# PROBLEM STATEMENT
The listing below holds pictures; exclude them. Return exactly the lines from the one with "What TikZ code" through the one with "annot_text_pos = (0.697, 273)".

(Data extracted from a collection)
========================
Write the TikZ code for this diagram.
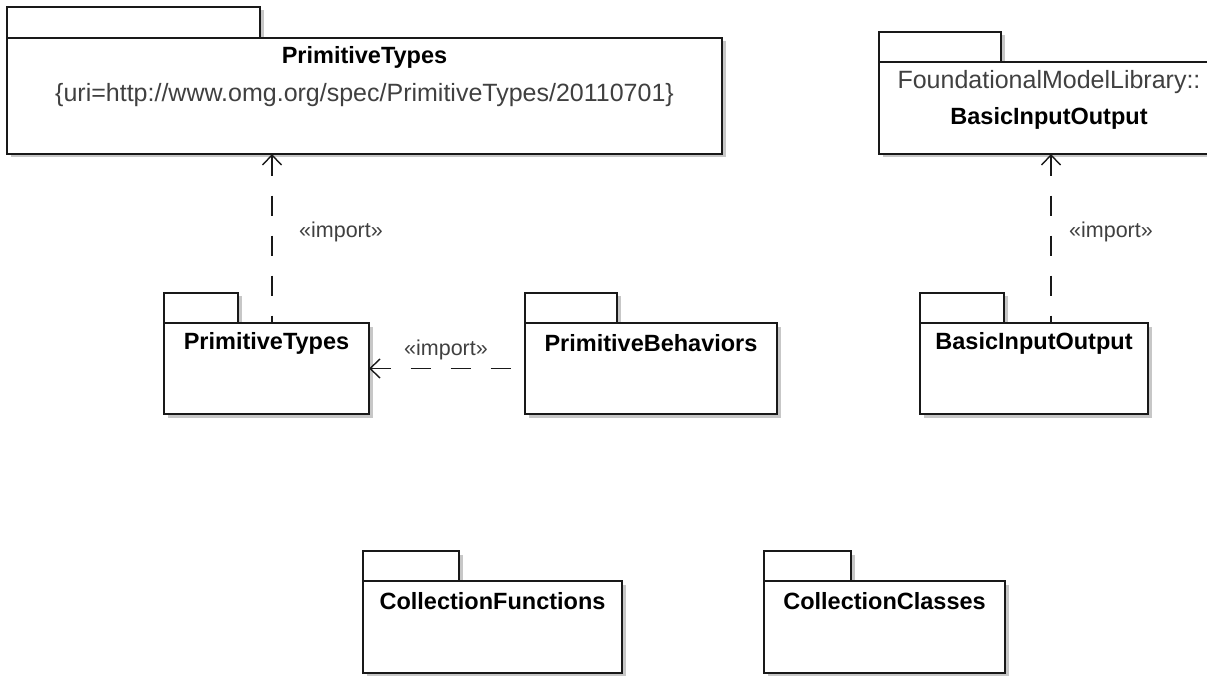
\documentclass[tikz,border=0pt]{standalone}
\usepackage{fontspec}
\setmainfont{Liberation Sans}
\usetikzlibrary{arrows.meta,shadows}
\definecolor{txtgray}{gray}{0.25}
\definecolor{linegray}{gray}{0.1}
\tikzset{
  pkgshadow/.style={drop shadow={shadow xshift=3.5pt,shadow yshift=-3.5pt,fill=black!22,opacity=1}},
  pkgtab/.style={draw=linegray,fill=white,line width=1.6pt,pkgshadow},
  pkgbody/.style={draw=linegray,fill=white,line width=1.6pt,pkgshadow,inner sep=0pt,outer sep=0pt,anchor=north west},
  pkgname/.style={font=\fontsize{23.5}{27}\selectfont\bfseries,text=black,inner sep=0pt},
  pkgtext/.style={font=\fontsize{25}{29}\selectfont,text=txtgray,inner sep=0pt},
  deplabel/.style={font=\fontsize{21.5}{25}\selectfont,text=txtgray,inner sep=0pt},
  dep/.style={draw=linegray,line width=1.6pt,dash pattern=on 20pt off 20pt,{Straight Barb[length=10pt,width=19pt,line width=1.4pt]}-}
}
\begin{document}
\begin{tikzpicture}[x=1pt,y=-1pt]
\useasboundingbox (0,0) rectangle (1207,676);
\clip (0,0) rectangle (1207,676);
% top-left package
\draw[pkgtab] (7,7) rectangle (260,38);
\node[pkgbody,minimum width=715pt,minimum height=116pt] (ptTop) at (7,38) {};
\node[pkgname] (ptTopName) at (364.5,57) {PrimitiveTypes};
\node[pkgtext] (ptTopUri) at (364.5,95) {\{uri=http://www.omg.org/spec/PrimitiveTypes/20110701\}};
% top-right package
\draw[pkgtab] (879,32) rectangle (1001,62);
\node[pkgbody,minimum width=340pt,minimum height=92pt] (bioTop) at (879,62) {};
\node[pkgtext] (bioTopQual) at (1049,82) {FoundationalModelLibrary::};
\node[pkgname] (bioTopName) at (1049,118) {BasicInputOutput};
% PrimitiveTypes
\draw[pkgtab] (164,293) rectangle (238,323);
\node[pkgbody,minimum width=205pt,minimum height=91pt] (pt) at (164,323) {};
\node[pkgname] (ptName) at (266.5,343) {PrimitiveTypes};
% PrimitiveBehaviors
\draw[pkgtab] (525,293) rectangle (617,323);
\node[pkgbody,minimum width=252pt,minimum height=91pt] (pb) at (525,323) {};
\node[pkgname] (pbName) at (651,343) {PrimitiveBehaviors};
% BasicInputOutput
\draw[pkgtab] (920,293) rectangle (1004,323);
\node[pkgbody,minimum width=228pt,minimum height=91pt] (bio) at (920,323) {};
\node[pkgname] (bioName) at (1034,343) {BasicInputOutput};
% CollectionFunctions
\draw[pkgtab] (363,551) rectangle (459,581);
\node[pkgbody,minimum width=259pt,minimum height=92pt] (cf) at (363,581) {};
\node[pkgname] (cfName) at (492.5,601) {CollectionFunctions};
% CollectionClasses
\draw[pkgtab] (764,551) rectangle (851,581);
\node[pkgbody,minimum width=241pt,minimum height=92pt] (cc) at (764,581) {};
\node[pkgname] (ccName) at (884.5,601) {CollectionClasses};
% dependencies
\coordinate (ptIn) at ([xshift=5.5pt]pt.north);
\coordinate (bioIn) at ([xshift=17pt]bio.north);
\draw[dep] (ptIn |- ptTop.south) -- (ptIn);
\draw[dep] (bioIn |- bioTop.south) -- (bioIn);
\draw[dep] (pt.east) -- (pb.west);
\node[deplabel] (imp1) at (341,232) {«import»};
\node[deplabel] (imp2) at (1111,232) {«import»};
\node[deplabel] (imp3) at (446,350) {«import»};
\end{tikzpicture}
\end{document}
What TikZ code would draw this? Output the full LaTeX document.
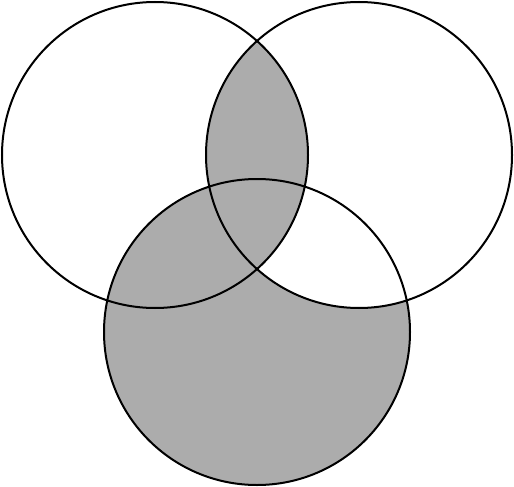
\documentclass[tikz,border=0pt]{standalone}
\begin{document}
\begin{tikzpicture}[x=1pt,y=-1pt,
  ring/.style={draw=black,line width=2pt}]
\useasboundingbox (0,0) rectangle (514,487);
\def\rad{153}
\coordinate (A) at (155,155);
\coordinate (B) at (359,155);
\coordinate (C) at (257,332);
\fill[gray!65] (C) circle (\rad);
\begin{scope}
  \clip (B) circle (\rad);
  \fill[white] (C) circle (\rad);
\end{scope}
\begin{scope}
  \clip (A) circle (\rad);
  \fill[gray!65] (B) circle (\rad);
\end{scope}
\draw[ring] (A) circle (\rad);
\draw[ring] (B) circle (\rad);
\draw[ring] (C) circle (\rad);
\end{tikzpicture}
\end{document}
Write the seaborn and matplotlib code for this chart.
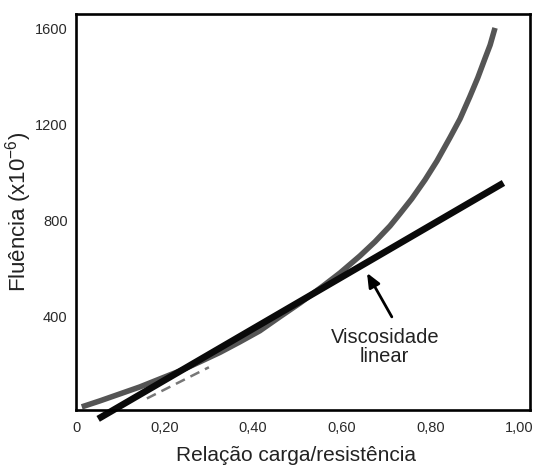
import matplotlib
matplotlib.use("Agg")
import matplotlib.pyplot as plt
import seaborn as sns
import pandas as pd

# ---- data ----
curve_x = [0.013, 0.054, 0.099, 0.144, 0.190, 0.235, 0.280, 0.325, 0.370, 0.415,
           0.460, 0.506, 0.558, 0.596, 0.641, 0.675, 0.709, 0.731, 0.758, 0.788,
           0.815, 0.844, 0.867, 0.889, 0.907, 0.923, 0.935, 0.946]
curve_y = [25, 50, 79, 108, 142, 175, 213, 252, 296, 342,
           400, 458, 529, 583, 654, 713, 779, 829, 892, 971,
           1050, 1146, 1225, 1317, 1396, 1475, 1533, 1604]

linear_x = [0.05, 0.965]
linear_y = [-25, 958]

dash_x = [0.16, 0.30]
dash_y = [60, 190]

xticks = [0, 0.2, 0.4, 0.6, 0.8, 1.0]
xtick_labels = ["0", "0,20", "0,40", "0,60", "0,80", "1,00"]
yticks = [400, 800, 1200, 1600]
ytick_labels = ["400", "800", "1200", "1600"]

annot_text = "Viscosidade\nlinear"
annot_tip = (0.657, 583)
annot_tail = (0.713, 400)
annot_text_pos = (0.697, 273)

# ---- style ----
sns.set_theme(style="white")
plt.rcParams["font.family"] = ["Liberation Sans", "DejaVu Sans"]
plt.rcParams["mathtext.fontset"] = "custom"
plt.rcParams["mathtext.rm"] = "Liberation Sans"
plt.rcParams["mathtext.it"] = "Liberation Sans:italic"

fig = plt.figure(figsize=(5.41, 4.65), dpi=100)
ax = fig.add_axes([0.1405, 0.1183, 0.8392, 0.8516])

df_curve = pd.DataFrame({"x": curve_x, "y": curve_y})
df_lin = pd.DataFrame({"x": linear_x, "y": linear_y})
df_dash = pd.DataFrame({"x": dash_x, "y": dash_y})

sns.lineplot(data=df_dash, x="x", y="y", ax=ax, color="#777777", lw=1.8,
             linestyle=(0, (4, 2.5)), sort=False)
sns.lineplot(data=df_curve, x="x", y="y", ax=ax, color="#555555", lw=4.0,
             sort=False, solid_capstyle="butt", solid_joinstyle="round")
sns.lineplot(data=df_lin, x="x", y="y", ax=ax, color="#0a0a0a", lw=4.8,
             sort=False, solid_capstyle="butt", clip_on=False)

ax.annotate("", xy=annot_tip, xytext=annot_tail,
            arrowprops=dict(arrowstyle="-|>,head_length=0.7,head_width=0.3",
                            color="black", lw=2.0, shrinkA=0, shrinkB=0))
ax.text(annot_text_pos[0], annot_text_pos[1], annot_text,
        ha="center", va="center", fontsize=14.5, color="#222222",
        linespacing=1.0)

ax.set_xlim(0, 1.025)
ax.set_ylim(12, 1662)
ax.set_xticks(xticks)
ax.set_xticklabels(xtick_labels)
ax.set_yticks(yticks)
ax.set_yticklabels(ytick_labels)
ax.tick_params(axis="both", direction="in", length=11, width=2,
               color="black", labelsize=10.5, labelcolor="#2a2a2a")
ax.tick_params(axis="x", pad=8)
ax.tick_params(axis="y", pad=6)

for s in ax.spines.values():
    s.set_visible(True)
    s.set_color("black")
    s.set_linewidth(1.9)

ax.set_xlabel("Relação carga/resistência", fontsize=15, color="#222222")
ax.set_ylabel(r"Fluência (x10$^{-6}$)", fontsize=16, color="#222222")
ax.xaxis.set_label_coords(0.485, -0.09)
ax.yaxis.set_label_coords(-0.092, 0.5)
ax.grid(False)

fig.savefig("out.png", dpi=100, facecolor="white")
========================
# ANSWER TO THIS PROBLEM
What TikZ code would draw this? Output the full LaTeX document.
\documentclass[tikz,border=0pt]{standalone}
\begin{document}
\begin{tikzpicture}[x=1pt,y=-1pt,
  ring/.style={draw=black,line width=2pt}]
\useasboundingbox (0,0) rectangle (514,487);
\def\rad{153}
\coordinate (A) at (155,155);
\coordinate (B) at (359,155);
\coordinate (C) at (257,332);
\fill[gray!65] (C) circle (\rad);
\begin{scope}
  \clip (B) circle (\rad);
  \fill[white] (C) circle (\rad);
\end{scope}
\begin{scope}
  \clip (A) circle (\rad);
  \fill[gray!65] (B) circle (\rad);
\end{scope}
\draw[ring] (A) circle (\rad);
\draw[ring] (B) circle (\rad);
\draw[ring] (C) circle (\rad);
\end{tikzpicture}
\end{document}
Write the seaborn and matplotlib code for this chart.
import matplotlib
matplotlib.use("Agg")
import matplotlib.pyplot as plt
import seaborn as sns
import pandas as pd

# ---- data ----
curve_x = [0.013, 0.054, 0.099, 0.144, 0.190, 0.235, 0.280, 0.325, 0.370, 0.415,
           0.460, 0.506, 0.558, 0.596, 0.641, 0.675, 0.709, 0.731, 0.758, 0.788,
           0.815, 0.844, 0.867, 0.889, 0.907, 0.923, 0.935, 0.946]
curve_y = [25, 50, 79, 108, 142, 175, 213, 252, 296, 342,
           400, 458, 529, 583, 654, 713, 779, 829, 892, 971,
           1050, 1146, 1225, 1317, 1396, 1475, 1533, 1604]

linear_x = [0.05, 0.965]
linear_y = [-25, 958]

dash_x = [0.16, 0.30]
dash_y = [60, 190]

xticks = [0, 0.2, 0.4, 0.6, 0.8, 1.0]
xtick_labels = ["0", "0,20", "0,40", "0,60", "0,80", "1,00"]
yticks = [400, 800, 1200, 1600]
ytick_labels = ["400", "800", "1200", "1600"]

annot_text = "Viscosidade\nlinear"
annot_tip = (0.657, 583)
annot_tail = (0.713, 400)
annot_text_pos = (0.697, 273)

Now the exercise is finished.